Mentre tutti concordano sull’importanza di poter attirare nuovi investimenti stranieri per stemperare gli effetti della crisi, in Europa c’è un Paese (desideroso di entrare nell’Ue) che platealmente scoraggia possibili partner con comportamenti scorretti, su cui si stanno esprimendo anche tribunali continentali.
Dopo otto anni dal primo sollecito la commissione per gli Affari esteri del Parlamento europeo ha adottato una risoluzione sul Montenegro, in cui chiede esplicitamente al governo di Milo Djukanovic (un passato attenzionato dalle procure di Napoli e Bari per contrabbando internazionale di sigarette) di risolvere le dispute commerciali con gli investitori stranieri che sono fondamentali per l’economia del Montenegro.
Il caso è stato sollevato dalla Central European Aluminium Company (Ceac), l’azienda con sede a Cipro che è al contempo azionista principale e uno dei maggiori creditori della montenegrina Kombinat Aluminijuma Podgorica (Kap). La Ceac ha comprato la fonderia ma subito dopo è stata chiusa, perché il governo ha falsificato il bilancio prima della vendita nascondendo debiti milionari. Nel 2007 la Ceac ha avviato un procedimento arbitrale e due anni dopo ha firmato un accordo amichevole in cambio del nulla osta del governo ad un piano di ristrutturazione che ne prevedeva il ridimensionamento. Ma due anni fa il governo ha avviato una procedura fallimentare contro la fonderia che è stata dichiarata fallita e messa in vendita.
Tra l’altro lo scorso 7 luglio il Tribunale distrettuale di Nicosia ha ordinato un’ingiunzione di pagamento in relazione ad una richiesta presentata dalla società cipriota per un risarcimento di 44 milioni da parte del Montenegro.
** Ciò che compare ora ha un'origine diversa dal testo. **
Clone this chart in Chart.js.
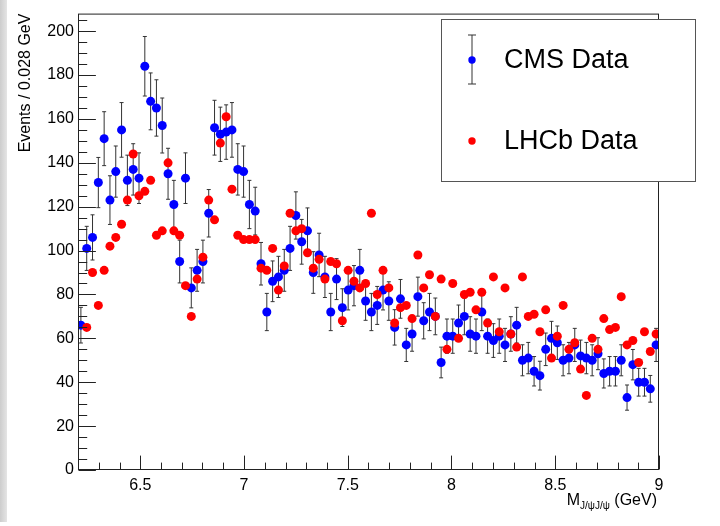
<!DOCTYPE html>
<html>
<head>
<meta charset="utf-8">
<script src="https://cdn.jsdelivr.net/npm/chart.js@4/dist/chart.umd.min.js"></script>
<style>
  html, body { margin: 0; padding: 0; background: #fff; }
  #wrap { width: 720px; height: 526px; position: relative; }
</style>
</head>
<body>
<div id="wrap"><canvas id="chart" width="720" height="526"></canvas></div>
<script>
// histogram binning (28 MeV bins from 6.2 GeV)
const binLow = 6.2;
const binWidth = 0.028;

// CMS counts, bins 0..99
const cmsCounts = [
  66, 101, 106, 131, 151, 123, 136, 155, 132, 137,
  133, 184, 168, 165, 157, 135, 121, 95, 133, 83,
  91, 95, 117, 156, 153, 154, 155, 137, 136, 121,
  118, 94, 72, 86, 88, 91, 101, 116, 104, 109,
  90, 98, 88, 72, 87, 74, 82, 84, 91, 77,
  72, 75, 82, 77, 65, 78, 57, 62, 79, 68,
  72, 70, 49, 61, 61, 67, 70, 62, 61, 72,
  61, 59, 61, 57, 62, 66, 50, 51, 45, 43,
  55, 60, 58, 50, 51, 57, 52, 51, 50, 53,
  44, 45, 45, 50, 33, 48, 40, 40, 37, 57
];

// LHCb counts, bins 1..99 (no entry in the first bin)
const lhcbFirstBin = 1;
const lhcbCounts = [
  65, 90, 75, 91, 102, 106, 112, 123, 144,
  125, 127, 132, 107, 109, 140, 109, 107, 84, 70,
  87, 97, 123, 114, 149, 161, 128, 107, 105, 105,
  105, 92, 91, 101, 82, 93, 117, 109, 110, 99,
  92, 96, 87, 95, 94, 68, 91, 86, 83, 85,
  117, 80, 91, 83, 67, 74, 75, 69, 98, 83,
  89, 70, 87, 55, 85, 60, 80, 81, 73, 81,
  67, 88, 63, 83, 62, 56, 88, 70, 71, 63,
  73, 51, 61, 75, 55, 58, 46, 34, 60, 55,
  69, 64, 65, 79, 57, 59, 49, 63, 54, 62
];

const xTicks = [6.5, 7, 7.5, 8, 8.5, 9];
const yTicks = [0, 20, 40, 60, 80, 100, 120, 140, 160, 180, 200];
const xRange = [6.2, 9.0];
const yRange = [0, 208];

const legendLabels = ['CMS Data', 'LHCb Data'];
const xTitleMain = 'M';
const xTitleSub = 'J/\u03c8J/\u03c8';
const xTitleUnit = ' (GeV)';
const yTitle = 'Events / 0.028 GeV';

const FONT = '"Liberation Sans", Arial, Helvetica, sans-serif';
const center = i => binLow + binWidth * (i + 0.5);

const cmsPoints = cmsCounts.map((v, i) => ({ x: center(i), y: v }));
const lhcbPoints = lhcbCounts.map((v, i) => ({ x: center(i + lhcbFirstBin), y: v }));
// Poisson errors for the CMS histogram
const cmsErr = cmsCounts.map(v => Math.sqrt(v));

const rootStyle = {
  id: 'rootStyle',
  beforeDraw(chart) {
    const c = chart.ctx;
    c.save();
    c.fillStyle = '#fff';
    c.fillRect(0, 0, chart.width, chart.height);
    const g = c.createLinearGradient(0, 0, 8, 0);
    g.addColorStop(0, '#cdcdcd');
    g.addColorStop(1, '#e8e8e8');
    c.fillStyle = g;
    c.fillRect(0, 0, 7, 522);
    c.restore();
  },
  beforeDatasetsDraw(chart) {
    const c = chart.ctx, xs = chart.scales.x, ys = chart.scales.y;
    c.save();
    c.lineWidth = 1;
    c.strokeStyle = '#333';
    cmsPoints.forEach((p, i) => {
      const px = xs.getPixelForValue(p.x);
      const top = ys.getPixelForValue(p.y + cmsErr[i]);
      const bot = ys.getPixelForValue(p.y - cmsErr[i]);
      c.beginPath();
      c.moveTo(px, top); c.lineTo(px, bot);
      c.moveTo(px - 2, top); c.lineTo(px + 2, top);
      c.moveTo(px - 2, bot); c.lineTo(px + 2, bot);
      c.stroke();
    });
    c.restore();
  },
  afterDraw(chart) {
    const c = chart.ctx, xs = chart.scales.x, ys = chart.scales.y;
    const a = chart.chartArea;
    const L = a.left + 0.5, R = a.right - 0.5, T = a.top + 0.5, B = a.bottom - 0.5;
    c.save();
    c.strokeStyle = '#222';
    c.lineWidth = 1;
    c.strokeRect(L, T, R - L, B - T);

    // inward ticks, ROOT style
    c.beginPath();
    for (let v = 0; v <= yRange[1]; v += 5) {
      const py = Math.round(ys.getPixelForValue(v)) + 0.5;
      const len = yTicks.includes(v) ? 17.4 : 8.7;
      c.moveTo(L, py); c.lineTo(L + len, py);
    }
    for (let k = 63; k <= 90; k++) {
      const v = k / 10;
      const px = Math.round(xs.getPixelForValue(v)) + 0.5;
      const len = xTicks.includes(v) ? 13.9 : 6.9;
      c.moveTo(px, B); c.lineTo(px, B - len);
    }
    c.stroke();

    // x title with subscript, right aligned
    c.fillStyle = '#000';
    c.textBaseline = 'alphabetic';
    const big = '16px ' + FONT, small = '10px ' + FONT;
    c.font = big;
    const wM = c.measureText(xTitleMain).width, wU = c.measureText(xTitleUnit).width;
    c.font = small;
    const wS = c.measureText(xTitleSub).width;
    const x0 = 657 - wM - wS - wU;
    c.font = big; c.fillText(xTitleMain, x0, 505);
    c.font = small; c.fillText(xTitleSub, x0 + wM, 509);
    c.font = big; c.fillText(xTitleUnit, x0 + wM + wS, 505);

    // legend box
    c.fillStyle = '#fff';
    c.fillRect(441, 19, 254, 162);
    c.strokeStyle = '#555';
    c.strokeRect(441.5, 19.5, 254, 162);
    c.strokeStyle = '#333';
    c.beginPath();
    c.moveTo(472, 35); c.lineTo(472, 84);
    c.moveTo(468, 35); c.lineTo(476, 35);
    c.moveTo(468, 84); c.lineTo(476, 84);
    c.stroke();
    c.fillStyle = '#0000ff';
    c.beginPath(); c.arc(472, 60, 3.7, 0, Math.PI * 2); c.fill();
    c.fillStyle = '#ff0000';
    c.beginPath(); c.arc(472, 141, 3.7, 0, Math.PI * 2); c.fill();
    c.fillStyle = '#000';
    c.font = '27px ' + FONT;
    c.textBaseline = 'middle';
    c.fillText(legendLabels[0], 504, 61);
    c.fillText(legendLabels[1], 504, 142);
    c.restore();
  }
};

new Chart(document.getElementById('chart'), {
  type: 'scatter',
  data: {
    datasets: [
      { label: legendLabels[0], data: cmsPoints, order: 2,
        backgroundColor: '#0000ff', borderWidth: 0, pointRadius: 4.5, pointHoverRadius: 4.5 },
      { label: legendLabels[1], data: lhcbPoints, order: 1,
        backgroundColor: '#ff0000', borderWidth: 0, pointRadius: 4.5, pointHoverRadius: 4.5 }
    ]
  },
  options: {
    responsive: false,
    animation: false,
    events: [],
    layout: { padding: { left: 0, right: 61, top: 7, bottom: 0 } },
    plugins: { legend: { display: false }, tooltip: { enabled: false } },
    scales: {
      x: {
        type: 'linear', min: xRange[0], max: xRange[1],
        grid: { display: false, drawTicks: false },
        border: { display: false },
        afterBuildTicks: s => { s.ticks = xTicks.map(v => ({ value: v })); },
        afterFit: s => { s.height = 56; },
        ticks: { padding: 6, color: '#000', font: { family: FONT, size: 16 }, maxRotation: 0,
          callback: v => String(v) }
      },
      y: {
        type: 'linear', min: yRange[0], max: yRange[1],
        grid: { display: false, drawTicks: false },
        border: { display: false },
        afterBuildTicks: s => { s.ticks = yTicks.map(v => ({ value: v })); },
        afterFit: s => { s.width = 78; },
        ticks: { padding: 4, color: '#000', font: { family: FONT, size: 16 },
          callback: v => String(v) },
        title: { display: true, text: yTitle, align: 'end', color: '#000',
          font: { family: FONT, size: 16 }, padding: { top: 16, bottom: 0 } }
      }
    }
  },
  plugins: [rootStyle]
});
</script>
</body>
</html>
Ma il Paese del premier Djukanovic ha palesemente ignorato la pronuncia dei giudici ciprioti.
Si paventa, a questo punto, il rischio concreto che da parte dei funzionari europei ci siano due pesi e due misure, chiudendo un occhio sul vero e proprio caos (giudiziario, politico, imprenditoriale commerciale) che accade a due passi da casa nostra e che non ha fatto solo una vittima. Oltre alla Ceac, medesimo trattamento è stato riservato all’olandese Mnss, con l’azienda che controllava Zelezara, il più grande impianto metallurgico del Montenegro beffata dal governo che un bel giorno ha assorbito il sito per rivenderlo ad una società turca. Stesso clichè per gli italiani di A2A che dopo aver speso 400 milioni per il 44% della utility elettrica Epcg si sono visti crollare i ricavi perché il governo ha sforbiciato del 20% i prezzi dell’energia elettrica.
La quantità dei risarcimenti chiesti dagli investitori stranieri in Montenegro si avvicina a 1 miliardo di euro, quasi 1/3 del Pil del paese. Sul punto si registra anche il dato contenuto nell’Index of Economic Freedom 2015 emesso da Heritage Foundation in collaborazione con Wall Street Journal secondo cui “la criminalità organizzata influenza in modo significativo sia il settore pubblico che quello privato” e la corruzione “rimane pervasiva” in Montenegro. Posizionandolo al 66 ° posto, tra il Ruanda e Trinidad de Tobago.
Tutto qui? No, c’è dell’altro come i documenti che testimonierebbero il possibile coinvolgimento delle sorelle di Milo Djukanovic durante la privatizzazione della società di telecomunicazioni locale. Giusto per non farsi mancare nulla.